The President’s budget actively makes our national health less secure by stripping our seniors, workers, and public school children of critical health services. This is what these dollar losses look like:

HIV/AIDS
The President’s budget makes dramatic cuts to effective HIV related programs, like prevention efforts at the CDC, the Minority AIDS Initiative, housing for people living with HIV/AIDS (PLWHA), and to HIV/AIDS research at the National Institutes of Health (NIH). These cuts will have a tremendous impact on many ethnic and vulnerable communities, and stymie the multi-decade programs and survival rate progress we have made on the HIV/AIDS front. 

Medicaid & CHIP
Eight-Hundred. Billion. Dollars.  $800 billion. This is how much President Trump plans to cut from Medicaid during fiscal year 2018. This demonstrates just how much this budget ignores our nation’s sick and vulnerable. So often, there is talk about cuts to programs as if the money amounts to intangible figures that magically balance themselves via “guaranteed” economic growth. What President Trump calls “reforms” to Medicaid in this budget are damnable divestments in the health of almost 90 million people and working families, almost 20% of whom are non-elderly African-Americans, and more than 30% are Hispanic. While the budget extends CHIP funding for two years, it halves FY17-FY18 CHIP support of the nation’s children by almost 20%.  This just does not make sense.

Women & Family Planning Services 
President Trump recommends completely cutting the budget for family planning services, which offer critical health services, like pap smears, cervical cancer screening, and HPV vaccines to women, in the US (-$286 million Title X Family Planning Program) and abroad (-$575 million USAID family planning and -$32.5 UNPF). These reductions are even more heinous when we consider the monies President Trump would allot to teen-pregnancy prevention programs. ZERO DOLLARS.

Medical Research
The President’s budget would drastically cut funding for critical medical research through the NIH by more than 20% and to the CDC by almost $1.5 billion. This equates to millions of dollars divested from research into health issues like asthma, neurological conditions, and public health prevention. 

Mental Health 
Almost 20% of our nation’s adults struggle with a day-to-day disruptive mental or behavioral disorder. President Trump proposes greater than $400 million in cuts to the nation’s stronghold behavioral health programming, while keeping flat the investments in combatting substance abuse disorders. This move in the crux of a national opioid crisis, in effect, would leave countless families and individuals stranded and struggling with the ravages of substance abuse and mental health.

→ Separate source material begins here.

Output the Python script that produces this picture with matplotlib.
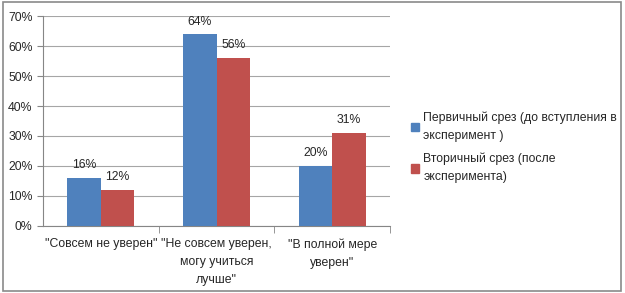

These dollars are connected to critical prevention efforts to thwart substance misuses; to bolster the mental health and health insurance of children; to augment the behavioral health provider pipeline; and to break codes of mental health stigma through increased public awareness efforts. 

Here is the bottom line: more families than ever are in need of basic services through access to comprehensive, preventive care, to fresh foods, safe homes and streets, and to meaningful, sustainable jobs. By cutting at the very programs that bolster these basic provisions for the nation’s most vulnerable—SNAP, TANF, housing and labor protections—President Trump is investing in their demise. 

This plan does not make sense. There must be a more balanced approach to our nation’s budget.